Rumors of Brady to Miami percolated throughout January. Some thought that owner Stephen Ross would, after hosting the Super Bowl, be selling the team to Bruce Beal, who has contractual dibs on buying it. Beal would have then signed Brady and, separately, sold Brady and his wife, Gisele Bundchen, a slice of the franchise.
Ross threw water on that talk on the Friday before the Super Bowl, saying he won’t be selling the team and raising the question of why Brady would want to play for a rebuilding franchise. Coach Brian Flores echoed the latter sentiment last month at the Scouting Combine; the Dolphins are rebuilding, why would Brady want to play here?

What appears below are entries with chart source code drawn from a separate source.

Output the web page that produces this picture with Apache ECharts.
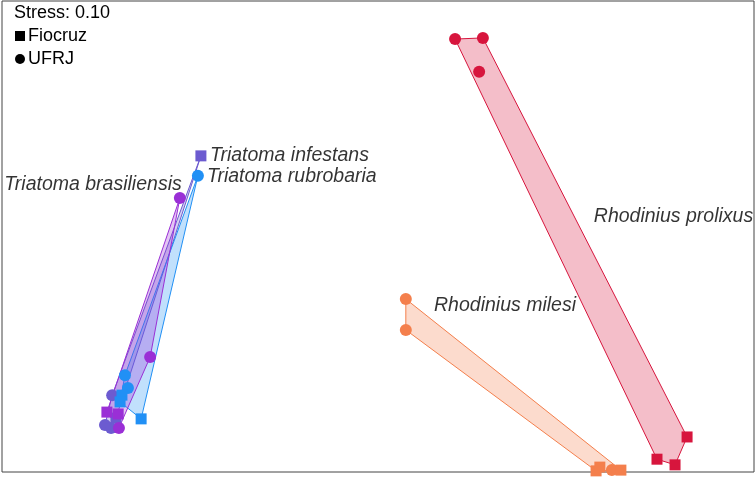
<!DOCTYPE html>
<html>
<head>
<meta charset="utf-8">
<script src="https://cdn.jsdelivr.net/npm/echarts@6/dist/echarts.min.js"></script>
<style>
  html, body { margin: 0; padding: 0; background: #fff; }
  #main { width: 756px; height: 477px; }
</style>
</head>
<body>
<div id="main"></div>
<script>
// NMDS coordinates, [x, y, source]  (F = Fiocruz square, U = UFRJ circle)
var prolixus = [[0.205, 0.649, 'U'], [0.279, 0.652, 'U'], [0.269, 0.562, 'U'],
                [0.822, -0.407, 'F'], [0.742, -0.466, 'F'], [0.790, -0.481, 'F']];
var milesi = [[0.074, -0.041, 'U'], [0.074, -0.123, 'U'], [0.580, -0.497, 'F'],
              [0.590, -0.487, 'F'], [0.622, -0.495, 'U'], [0.646, -0.495, 'F']];
var infestans = [[-0.471, 0.339, 'F'], [-0.707, -0.296, 'U'], [-0.726, -0.375, 'U'],
                 [-0.710, -0.383, 'U'], [-0.697, -0.357, 'F']];
var rubrobaria = [[-0.479, 0.286, 'U'], [-0.673, -0.243, 'U'], [-0.665, -0.277, 'U'],
                  [-0.681, -0.296, 'F'], [-0.686, -0.314, 'F'], [-0.630, -0.359, 'F']];
var brasiliensis = [[-0.527, 0.227, 'U'], [-0.606, -0.195, 'U'], [-0.721, -0.341, 'F'],
                    [-0.691, -0.346, 'F'], [-0.689, -0.383, 'U']];

var groupNames = ['Rhodinius prolixus', 'Rhodinius milesi', 'Triatoma infestans', 'Triatoma rubrobaria', 'Triatoma brasiliensis'];
var groupData = [prolixus, milesi, infestans, rubrobaria, brasiliensis];
var groupColors = ['#d7153d', '#f47f4c', '#6c5bd0', '#2190f5', '#9a2fd6'];

// where the species names sit, [x, y, align]
var labelPos = [[0.574, 0.179, 'left'], [0.149, -0.059, 'left'], [-0.447, 0.341, 'left'],
                [-0.455, 0.283, 'left'], [-0.522, 0.264, 'right']];
var stress = 'Stress: 0.10';

// convex hull (monotone chain)
function hull(pts) {
    var p = pts.map(function (d) { return [d[0], d[1]]; }).sort(function (a, b) { return a[0] - b[0] || a[1] - b[1]; });
    function cross(o, a, b) { return (a[0] - o[0]) * (b[1] - o[1]) - (a[1] - o[1]) * (b[0] - o[0]); }
    var lower = [], upper = [];
    p.forEach(function (q) {
        while (lower.length >= 2 && cross(lower[lower.length - 2], lower[lower.length - 1], q) <= 0) lower.pop();
        lower.push(q);
    });
    p.slice().reverse().forEach(function (q) {
        while (upper.length >= 2 && cross(upper[upper.length - 2], upper[upper.length - 1], q) <= 0) upper.pop();
        upper.push(q);
    });
    upper.pop(); lower.pop();
    return lower.concat(upper);
}

var series = [];
// hulls first
groupData.forEach(function (pts, i) {
    var h = hull(pts);
    series.push({
        type: 'custom',
        silent: true,
        data: [0],
        renderItem: function (params, api) {
            return {
                type: 'polygon',
                shape: { points: h.map(function (q) { return api.coord(q); }) },
                style: { fill: groupColors[i], opacity: 1, fillOpacity: 0.28, stroke: groupColors[i], lineWidth: 1 }
            };
        },
        z: 1
    });
});
// points
groupData.forEach(function (pts, i) {
    series.push({
        type: 'scatter',
        name: groupNames[i],
        data: pts.map(function (d) {
            return { value: [d[0], d[1]], symbol: d[2] === 'F' ? 'rect' : 'circle', symbolSize: d[2] === 'F' ? 11 : 12 };
        }),
        itemStyle: { color: groupColors[i], opacity: 1 },
        clip: false,
        z: 3
    });
});
// species labels
series.push({
    type: 'scatter',
    symbolSize: 0,
    silent: true,
    data: labelPos.map(function (l, i) {
        return {
            value: [l[0], l[1]],
            label: {
                show: true, formatter: groupNames[i], position: 'inside', align: l[2],
                color: '#000', textBorderWidth: 0, fontSize: 19.5, fontStyle: 'italic', fontFamily: 'Liberation Sans'
            }
        };
    }),
    z: 4
});

var chart = echarts.init(document.getElementById('main'));
chart.setOption({
    animation: false,
    backgroundColor: '#fff',
    grid: { left: 2, right: 2, top: 1, bottom: 5, show: true, borderColor: '#444', borderWidth: 1, backgroundColor: '#fff' },
    xAxis: { type: 'value', min: -1, max: 1, show: false },
    yAxis: { type: 'value', min: -0.5, max: 0.75, show: false },
    graphic: [
        { type: 'text', left: 14, top: 4, style: { text: stress, fontSize: 18, fontFamily: 'Liberation Sans', fill: '#000' } },
        { type: 'rect', left: 15, top: 31, shape: { width: 10, height: 10 }, style: { fill: '#000' } },
        { type: 'text', left: 28, top: 27, style: { text: 'Fiocruz', fontSize: 18, fontFamily: 'Liberation Sans', fill: '#000' } },
        { type: 'circle', left: 15, top: 54, shape: { r: 5 }, style: { fill: '#000' } },
        { type: 'text', left: 28, top: 50, style: { text: 'UFRJ', fontSize: 18, fontFamily: 'Liberation Sans', fill: '#000' } }
    ],
    series: series
});
</script>
</body>
</html>
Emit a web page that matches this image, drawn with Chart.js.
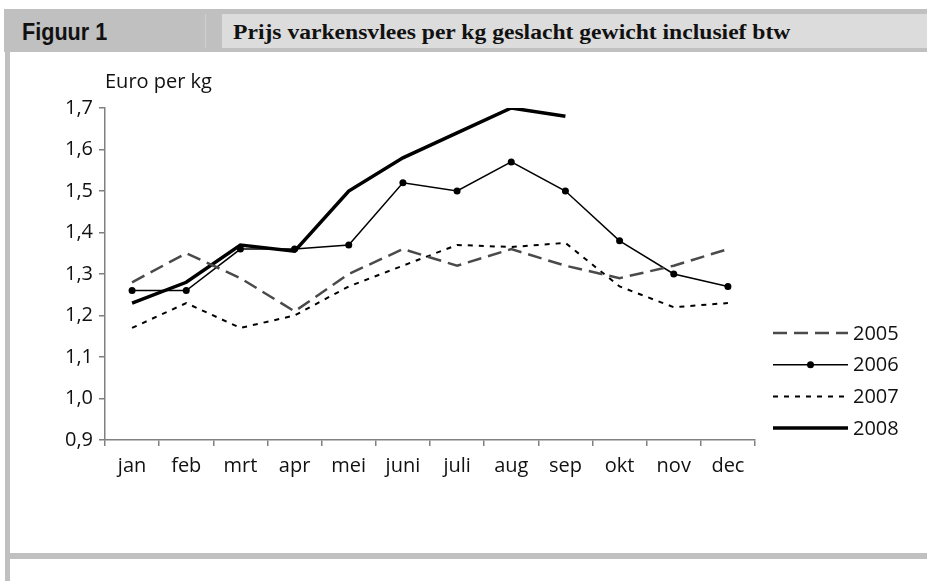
<!DOCTYPE html>
<html>
<head>
<meta charset="utf-8">
<script src="https://cdn.jsdelivr.net/npm/chart.js@4.4.0/dist/chart.umd.min.js"></script>
<style>
  html, body { margin: 0; padding: 0; background: #fff; }
  #wrap { position: relative; width: 927px; height: 581px; overflow: hidden; }
  .blk { position: absolute; background: #c0c0c0; }
  #fig { position: absolute; left: 22px; top: 9px; height: 43px;
         font: bold 24px "Liberation Sans", sans-serif; line-height: 45px; color: #111;
         transform: scaleX(0.9); transform-origin: left center; white-space: nowrap; }
  #title { position: absolute; left: 222px; top: 14px; right: 0; height: 34px; background: #dcdcdc; }
  #title span { position: absolute; left: 11px; top: 0; white-space: nowrap;
                font: bold 20px "Liberation Serif", serif; line-height: 37px; color: #111;
                transform: scaleX(1.18); transform-origin: left center; }
  #c { position: absolute; left: 0; top: 0; }
</style>
</head>
<body>
<div id="wrap">
  <div class="blk" style="left:4px;top:9px;width:923px;height:43px"></div>
  <div style="position:absolute;left:205px;top:14px;width:1px;height:34px;background:#d0d0d0"></div>
  <div id="fig">Figuur 1</div>
  <div id="title"><span>Prijs varkensvlees per kg geslacht gewicht inclusief btw</span></div>
  <div class="blk" style="left:5px;top:52px;width:5px;height:529px"></div>
  <div class="blk" style="left:5px;top:553px;width:922px;height:6px"></div>
  <canvas id="c" width="927" height="581"></canvas>
</div>
<script>
// maanden en prijzen (euro per kg)
const months = ["jan", "feb", "mrt", "apr", "mei", "juni", "juli", "aug", "sep", "okt", "nov", "dec"];
const years = ["2005", "2006", "2007", "2008"];
const prijs2005 = [1.28, 1.35, 1.29, 1.21, 1.30, 1.36, 1.32, 1.36, 1.32, 1.29, 1.32, 1.36];
const prijs2006 = [1.26, 1.26, 1.36, 1.36, 1.37, 1.52, 1.50, 1.57, 1.50, 1.38, 1.30, 1.27];
const prijs2007 = [1.17, 1.23, 1.17, 1.20, 1.27, 1.32, 1.37, 1.365, 1.375, 1.27, 1.22, 1.23];
const prijs2008 = [1.23, 1.28, 1.37, 1.355, 1.50, 1.58, 1.64, 1.70, 1.68];
const yTicks = [0.9, 1.0, 1.1, 1.2, 1.3, 1.4, 1.5, 1.6, 1.7];

const FONT = { family: "'Open Sans', sans-serif", size: 20 };
const AXIS = "#808080";

// legenda rechts: lijnstukje + jaartal
const legendPlugin = {
  id: "sideLegend",
  afterDraw(chart) {
    const { ctx } = chart;
    const x0 = 773, x1 = 848, top = 333, step = 31.7;
    chart.data.datasets.forEach((ds, i) => {
      const y = top + i * step;
      ctx.save();
      ctx.strokeStyle = ds.borderColor;
      ctx.lineWidth = ds.borderWidth;
      ctx.setLineDash(ds.borderDash || []);
      ctx.beginPath();
      ctx.moveTo(x0, y);
      ctx.lineTo(x1, y);
      ctx.stroke();
      ctx.setLineDash([]);
      if (ds.pointRadius > 0) {
        ctx.fillStyle = ds.pointBackgroundColor;
        ctx.beginPath();
        ctx.arc((x0 + x1) / 2, y, ds.pointRadius, 0, Math.PI * 2);
        ctx.fill();
      }
      ctx.fillStyle = "#111";
      ctx.font = `${FONT.size}px ${FONT.family}`;
      ctx.textBaseline = "middle";
      ctx.fillText(ds.label, 853, y + 1);
      ctx.restore();
    });
    // eenheid boven de y-as
    ctx.save();
    ctx.fillStyle = "#111";
    ctx.font = `${FONT.size}px ${FONT.family}`;
    ctx.textBaseline = "middle";
    ctx.fillText("Euro per kg", 105, 82);
    ctx.restore();
  }
};

new Chart(document.getElementById("c"), {
  type: "line",
  data: {
    labels: months,
    datasets: [
      {
        label: years[0],
        data: prijs2005,
        borderColor: "#4a4a4a",
        borderWidth: 2.5,
        borderDash: [14, 7],
        pointRadius: 0
      },
      {
        label: years[1],
        data: prijs2006,
        borderColor: "#000",
        borderWidth: 1.5,
        pointRadius: 3.5,
        pointBackgroundColor: "#000",
        pointBorderWidth: 0
      },
      {
        label: years[2],
        data: prijs2007,
        borderColor: "#000",
        borderWidth: 2,
        borderDash: [5, 6],
        pointRadius: 0
      },
      {
        label: years[3],
        data: prijs2008,
        borderColor: "#000",
        borderWidth: 3.5,
        pointRadius: 0
      }
    ]
  },
  options: {
    responsive: false,
    animation: false,
    events: [],
    layout: { padding: { left: 0, top: 108, right: 172, bottom: 101 } },
    plugins: {
      legend: { display: false },
      tooltip: { enabled: false }
    },
    scales: {
      x: {
        offset: true,
        grid: { offset: true, drawOnChartArea: false, tickLength: 6, color: AXIS, lineWidth: 1.5 },
        border: { color: AXIS, width: 1.5 },
        ticks: { color: "#111", font: FONT, padding: 8, maxRotation: 0, autoSkip: false },
        afterFit: s => { s.height = 40; }
      },
      y: {
        min: 0.9,
        max: 1.7,
        afterBuildTicks: s => { s.ticks = yTicks.map(v => ({ value: v })); },
        grid: { drawOnChartArea: false, tickLength: 6, color: AXIS, lineWidth: 1.5 },
        border: { color: AXIS, width: 1.5 },
        ticks: {
          color: "#111",
          font: FONT,
          padding: 6,
          callback: v => v.toFixed(1).replace(".", ",")
        },
        afterFit: s => { s.width = 105; }
      }
    }
  },
  plugins: [legendPlugin]
});
</script>
</body>
</html>
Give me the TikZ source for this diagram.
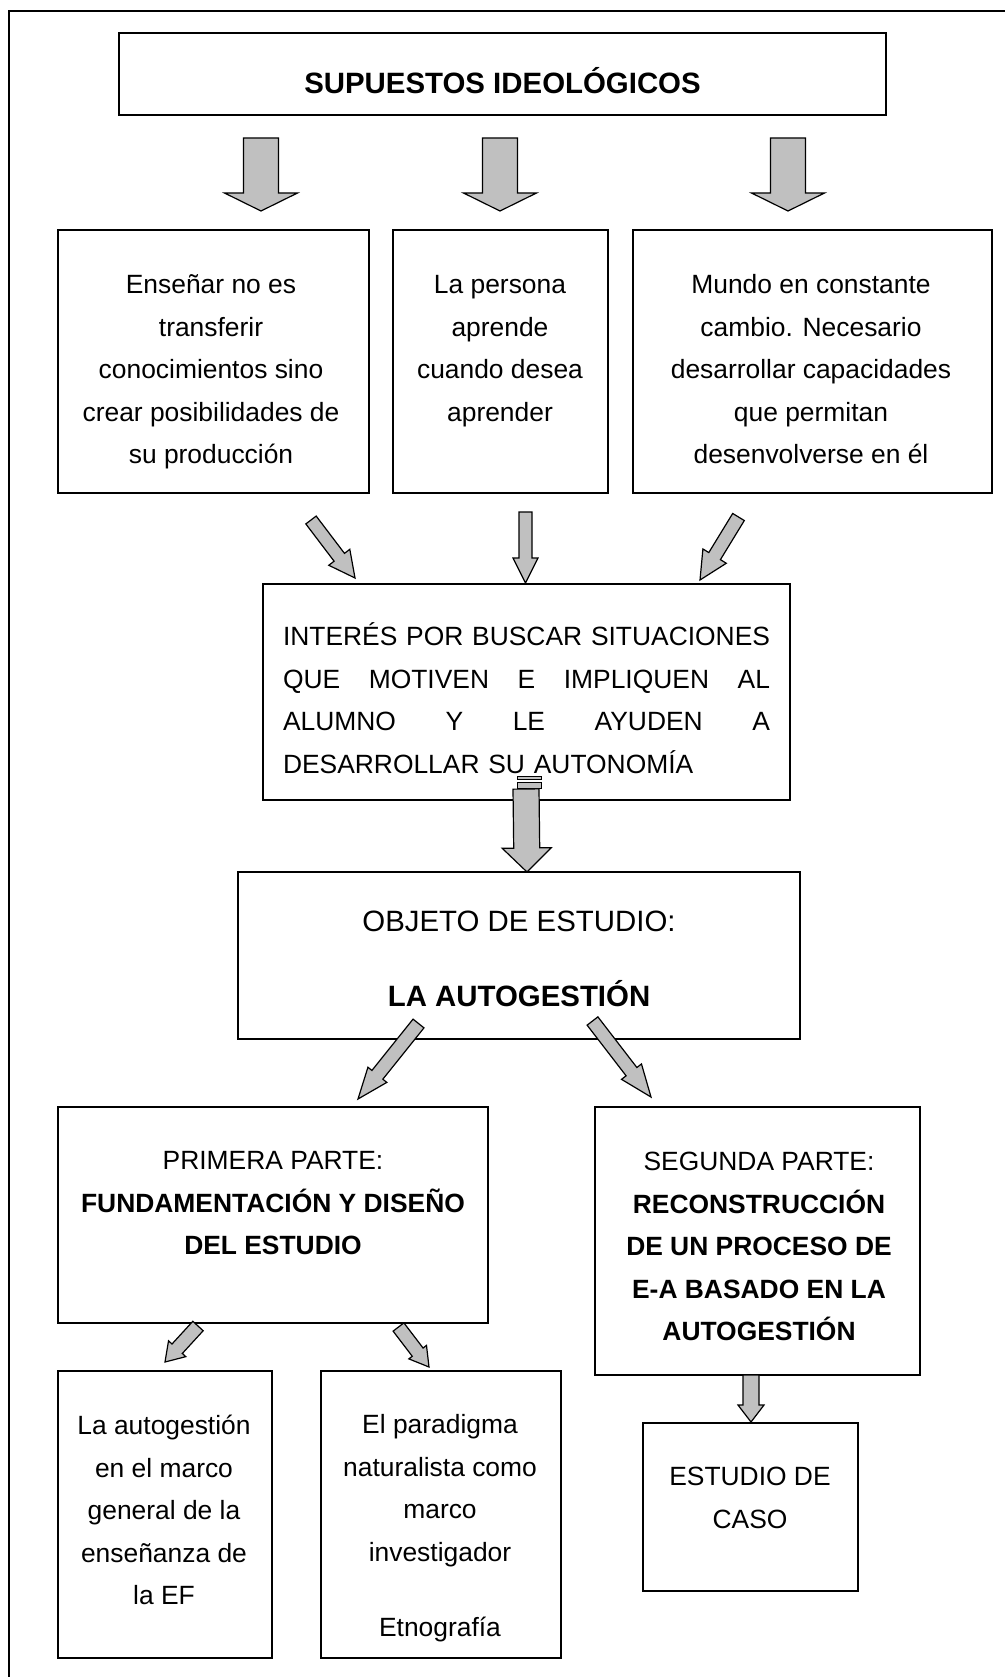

Now that he’s looking for a new home and with no clear-cut, obvious choice for 2020 that would put him on the fast track for a Super Bowl appearance (the Chargers compete with the Chiefs in the AFC West, and the Bucs are a middle-of-the-pack franchise in a top-heavy conference), would Miami make sense?
His wife surely would welcome living there, due to the fashion industry and the proximity to her native country of Brazil. And to the extent that Brady’s exit from New England contains any hard feelings toward coach Bill Belichick, playing for the Dolphins would give Brady a chance to stick it to Belichick, twice per year.
Then there’s the familiarity with coach Brian Flores, who presumably has begun implementing the Patriot Way. Which will make the transition less jarring for Brady, who won’t have the benefit of an offseason program in order to get up to speed with a new team.
The Dolphins are spending money (signing cornerback Byron Jones, tackle Ereck Flowers, and linebacker Kyle Van Noy) and they have more than enough draft picks to keep adding to the team’s young nucleus. They could even draft a guy like Tua Tagovailoa and let him learn from Brady over the next year or two (or three), with more than enough draft picks to address other areas of need.
So why would Brady want the Dolphins? Why not? It could be the best place not necessarily to win now, but to win eventually. And to deliver losses to Belichick along the way.